Java Collections: The List Interface

Introduction

The Java Collections Framework is a fundamental and essential framework that any strong Java developer should know like the back of their hand.

A Collection in Java is defined as a group or collection of individual objects that act as a single object.

There are many collection classes in Java and all of them extend the java.util.Collection and java.util.Map interfaces. These classes mostly offer different ways to formulate a collection of objects within a single object.

Java Collections is a framework that provides numerous operations over a collection - searching, sorting, insertion, manipulation, deletion, etc.

This is the first part of a series of Java Collections articles:

  • The List Interface (you are here)
  • The Set Interface
  • Queues, Deques, Stacks (coming soon)
  • The Map Interface (coming soon)

Problems with Arrays

Arrays are one of the first things a new baked Java developer is introduced with.

An array of objects, very similar to a collection, represents a group of objects as a single object.

Both an array and a collection are an object representing multiple other objects, so why is there a need for both?

Let's consider a collection of products:

Product door = new Product("Wooden Door", 35);
Product floorPanel = new Product("Floor Panel", 25);

We have a wooden door and a door panel, weighing 35kg and 25kg respectively.
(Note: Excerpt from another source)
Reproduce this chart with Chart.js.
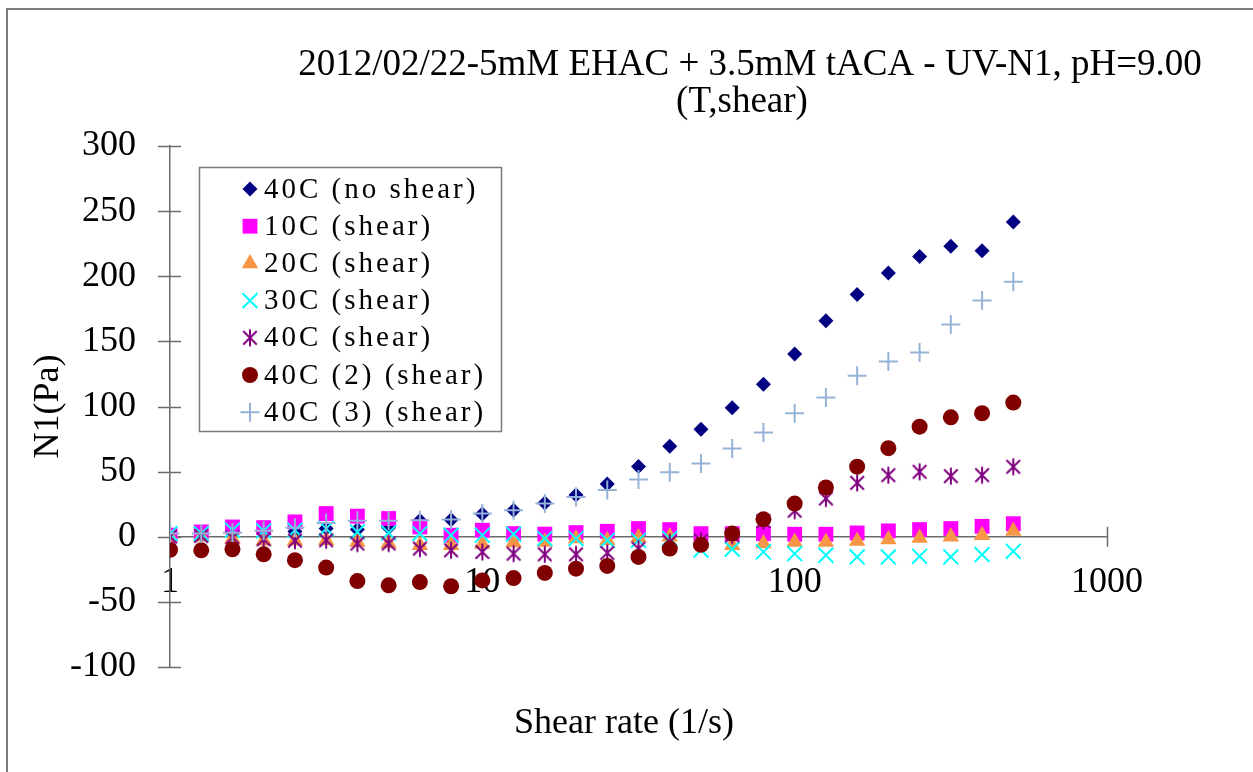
<!DOCTYPE html>
<html>
<head>
<meta charset="utf-8">
<title>N1 vs shear rate</title>
<script src="https://cdn.jsdelivr.net/npm/chart.js@4.4.1/dist/chart.umd.min.js"></script>
<style>
  html, body { margin: 0; padding: 0; background: #fff; }
  canvas { display: block; }
</style>
</head>
<body>
<canvas id="chart" width="1253" height="772"></canvas>
<script>
// Shear rate steps, 10 per decade (1/s)
const shearRate = [1, 1.259, 1.585, 1.995, 2.512, 3.162, 3.981, 5.012, 6.31, 7.943,
  10, 12.59, 15.85, 19.95, 25.12, 31.62, 39.81, 50.12, 63.1, 79.43,
  100, 125.9, 158.5, 199.5, 251.2, 316.2, 398.1, 501.2];

// First normal stress difference N1 (Pa) per run
const n1NoShear40 = [2, 2, 3, 4, 4, 6.3, 5.5, 7, 12.5, 13,
  17.5, 20.4, 26, 32, 40.5, 54, 69.5, 82.5, 99, 117,
  140.4, 165.8, 186, 202.5, 215.2, 223, 219.6, 241.7];
const n1Shear10 = [1.2, 3.7, 7.5, 7, 11.4, 17.8, 15.8, 14, 7.5, 1.2,
  5, 2.4, 2, 3.2, 4.2, 6.3, 5.5, 2.4, 2.4, 2.4,
  1.9, 1.9, 2.9, 4.5, 5.5, 6.3, 8, 10];
const n1Shear20 = [0, 0, -1.5, -3, -3, -2.7, -4, -5.2, -6.5, -6.5,
  -5.5, -4.5, -4, -1.4, -2.7, -0.6, 0, -5, -6.5, -5.2,
  -4, -4, -3.2, -2.2, -0.9, 0, 1.2, 4.5];
const n1Shear30 = [2.4, 2.4, 5, 4.5, 5, 6.3, 3.7, 2.9, 2.4, 1.2,
  1.2, 2, -1.4, -1.4, -2.7, -2.7, -1.4, -10.2, -9.5, -11.7,
  -13, -14.2, -15.5, -15.5, -15, -15.5, -13.7, -11.2];
const n1Shear40 = [0, 0.5, -0.5, -2, -3, -2.7, -5.2, -5.2, -9.1, -10.4,
  -11.7, -13, -13.5, -13.5, -12.4, -9.1, -4, -3, 1, 12,
  20, 29.4, 41.4, 47.3, 49.9, 46.5, 47.3, 53.7];
const n1Shear40Run2 = [-10, -10.4, -9.6, -13.5, -18, -23.7, -34, -37.3, -34.8, -38,
  -33.5, -31.7, -27.8, -24.5, -22.4, -15.5, -9.1, -6.2, 2.4, 13.4,
  25.5, 37.8, 53.8, 68, 84.5, 91.7, 94.8, 103];
const n1Shear40Run3 = [2.4, 2.4, 3, 4.6, 7, 10.6, 12.2, 12.2, 12.7, 13.2,
  17.8, 20.4, 25.5, 30.6, 35.8, 44, 49.6, 56.3, 67.8, 80,
  94.8, 107, 123.7, 134.5, 141.4, 163, 181.4, 195.8];

const seriesLabels = ['40C (no shear)', '10C (shear)', '20C (shear)', '30C (shear)',
  '40C (shear)', '40C (2) (shear)', '40C (3) (shear)'];
const xTickValues = [1, 10, 100, 1000];
const xTickLabels = ['1', '10', '100', '1000'];

const titleLines = ['2012/02/22-5mM EHAC + 3.5mM tACA - UV-N1, pH=9.00', '(T,shear)'];
const xTitle = 'Shear rate (1/s)';
const yTitle = 'N1(Pa)';

const SERIF = "'Liberation Serif', 'Times New Roman', serif";
const AXIS_COLOR = '#6b6b6b';

// six-armed asterisk marker: an X with a vertical bar through it
function makeAsterisk(color, size) {
  const c = document.createElement('canvas');
  c.width = size; c.height = size;
  const g = c.getContext('2d');
  const m = size / 2, r = size / 2 - 1.5, d = r * 0.8;
  g.strokeStyle = color;
  g.lineWidth = 2;
  g.beginPath();
  g.moveTo(m, m - r); g.lineTo(m, m + r);
  g.moveTo(m - d, m - d); g.lineTo(m + d, m + d);
  g.moveTo(m - d, m + d); g.lineTo(m + d, m - d);
  g.stroke();
  return c;
}

const seriesStyle = [
  { values: n1NoShear40, color: '#000080', pointStyle: 'rectRot', radius: 7.5, border: 0 },
  { values: n1Shear10, color: '#FF00FF', pointStyle: 'rect', radius: 10.5, border: 0 },
  { values: n1Shear20, color: '#F79646', pointStyle: 'triangle', radius: 9.5, border: 0 },
  { values: n1Shear30, color: '#00FFFF', pointStyle: 'crossRot', radius: 10.5, border: 2 },
  { values: n1Shear40, color: '#800080', pointStyle: makeAsterisk('#800080', 20), radius: 10, border: 2 },
  { values: n1Shear40Run2, color: '#800000', pointStyle: 'circle', radius: 8, border: 0 },
  { values: n1Shear40Run3, color: '#95B3D7', pointStyle: 'cross', radius: 9.5, border: 2 },
];

const datasets = seriesStyle.map((s, i) => ({
  label: seriesLabels[i],
  data: shearRate.map((x, k) => ({ x, y: s.values[k] })),
  showLine: false,
  pointStyle: s.pointStyle,
  pointRadius: s.radius,
  pointHoverRadius: s.radius,
  pointBackgroundColor: s.color,
  pointBorderColor: s.color,
  pointBorderWidth: s.border,
  // later series sit on top of earlier ones
  order: seriesStyle.length - i,
}));

// crossing tick marks on both axes
const crossTicks = {
  id: 'crossTicks',
  beforeDatasetsDraw(chart) {
    const { ctx, scales: { x, y } } = chart;
    const y0 = y.getPixelForValue(0);
    ctx.save();
    ctx.strokeStyle = AXIS_COLOR;
    ctx.lineWidth = 1.5;
    ctx.beginPath();
    y.ticks.forEach(t => {
      const py = Math.round(y.getPixelForValue(t.value)) + 0.5;
      ctx.moveTo(x.left - 12, py);
      ctx.lineTo(x.left + 11, py);
    });
    x.ticks.forEach(t => {
      const px = Math.round(x.getPixelForValue(t.value)) + 0.5;
      ctx.moveTo(px, y0 - 10);
      ctx.lineTo(px, y0 + 10);
    });
    ctx.stroke();
    ctx.restore();
  }
};

// outer frame, chart title, x axis title and the boxed legend
const decorations = {
  id: 'decorations',
  beforeDraw(chart) {
    const { ctx, width, height } = chart;
    ctx.save();
    ctx.fillStyle = '#fff';
    ctx.fillRect(0, 0, width, height);
    ctx.strokeStyle = '#7a7a7a';
    ctx.lineWidth = 2;
    ctx.strokeRect(7, 9, width + 10, height + 10);
    ctx.restore();
  },
  afterDraw(chart) {
    const { ctx } = chart;
    ctx.save();
    ctx.fillStyle = '#000';
    ctx.font = '37px ' + SERIF;
    ctx.textAlign = 'center';
    ctx.textBaseline = 'alphabetic';
    ctx.fillText(titleLines[0], 750, 75);
    ctx.fillText(titleLines[1], 742, 112);
    ctx.font = '36px ' + SERIF;
    ctx.fillText(xTitle, 624, 733);

    // legend
    const box = { left: 199, top: 167, right: 501, bottom: 431 };
    ctx.fillStyle = '#fff';
    ctx.fillRect(box.left, box.top, box.right - box.left, box.bottom - box.top);
    ctx.strokeStyle = '#7a7a7a';
    ctx.lineWidth = 1.5;
    ctx.strokeRect(box.left + 0.5, box.top + 0.5, box.right - box.left, box.bottom - box.top);

    ctx.font = '29px ' + SERIF;
    if ('letterSpacing' in ctx) ctx.letterSpacing = '3px';
    ctx.textAlign = 'left';
    ctx.textBaseline = 'middle';
    chart.data.datasets.forEach((ds, i) => {
      const cy = 189 + i * 37.2;
      ctx.fillStyle = ds.pointBackgroundColor;
      ctx.strokeStyle = ds.pointBorderColor;
      ctx.lineWidth = ds.pointBorderWidth;
      Chart.helpers.drawPoint(ctx, {
        pointStyle: ds.pointStyle,
        radius: ds.pointRadius,
        rotation: 0,
        borderWidth: ds.pointBorderWidth,
      }, 250, cy);
      ctx.fillStyle = '#000';
      ctx.fillText(ds.label, 264, cy + 1);
    });
    ctx.restore();
  }
};

new Chart(document.getElementById('chart'), {
  type: 'scatter',
  data: { datasets },
  options: {
    responsive: false,
    devicePixelRatio: 1,
    animation: false,
    layout: { padding: { top: 146, right: 146, bottom: 105, left: 0 } },
    plugins: {
      legend: { display: false },
      tooltip: { enabled: false },
    },
    scales: {
      x: {
        type: 'logarithmic',
        min: 1,
        max: 1000,
        position: { y: 0 },
        afterBuildTicks(scale) {
          scale.ticks = xTickValues.map(v => ({ value: v }));
        },
        ticks: {
          autoSkip: false,
          maxRotation: 0,
          padding: 24,
          color: '#000',
          font: { family: SERIF, size: 36 },
          callback: (v, i) => xTickLabels[i],
        },
        grid: { drawOnChartArea: false, drawTicks: false },
        border: { color: AXIS_COLOR, width: 1.5 },
      },
      y: {
        min: -100,
        max: 300,
        afterFit(scale) { scale.width = 170; },
        ticks: {
          stepSize: 50,
          padding: 34,
          color: '#000',
          font: { family: SERIF, size: 36 },
        },
        grid: { drawOnChartArea: false, drawTicks: false },
        border: { color: AXIS_COLOR, width: 1.5 },
        title: {
          display: true,
          text: yTitle,
          color: '#000',
          font: { family: SERIF, size: 36 },
          padding: { top: 27, bottom: 0 },
        },
      },
    },
  },
  plugins: [crossTicks, decorations],
});
</script>
</body>
</html>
These are POJOs, which means that they only have a couple of getter and setter methods and a toString() method.

With this, it's quite simple to instantiate an array of these objects:

Product[] products = { door, floorPanel };

Printing Arrays

There are many reasons why someone would want to print an array, including debugging or returning the results:

System.out.println(products);

However, when we try to print it out, we're greeted with a result that isn't very human friendly:

com.demo.collections.Product;@14ae5a5

In fact, we need to rely on the helper class java.util.Arrays to get a sensible result:

System.out.println(Arrays.toString(products));

This time around, we're seeing something that makes more sense:

[Product{name="Wooden Door", weight=35}, Product{name="Floor Panel", weight=25}]

Adding and Removing Elements

Our collection of products just got bigger, and we're supposed to add a window to the array:

final Product window = new Product("Window", 15);
products = add(window, products);
System.out.println(Arrays.toString(products));


public static Object[] add(Object[] array, Object... elements) {
    Object[] tempArray = new Object[array.length + elements.length];
    System.arrayCopy(array, 0, tempArray, 0, array.length);

    for(int i = 0; i < elements.length; i++) {
        tempArray[array.length+i] = elements[i];
        return tempArray;
    }
}

This is exactly the type of situation where you'd probably rather shoot yourself in the leg - becasuse arrays don't resize.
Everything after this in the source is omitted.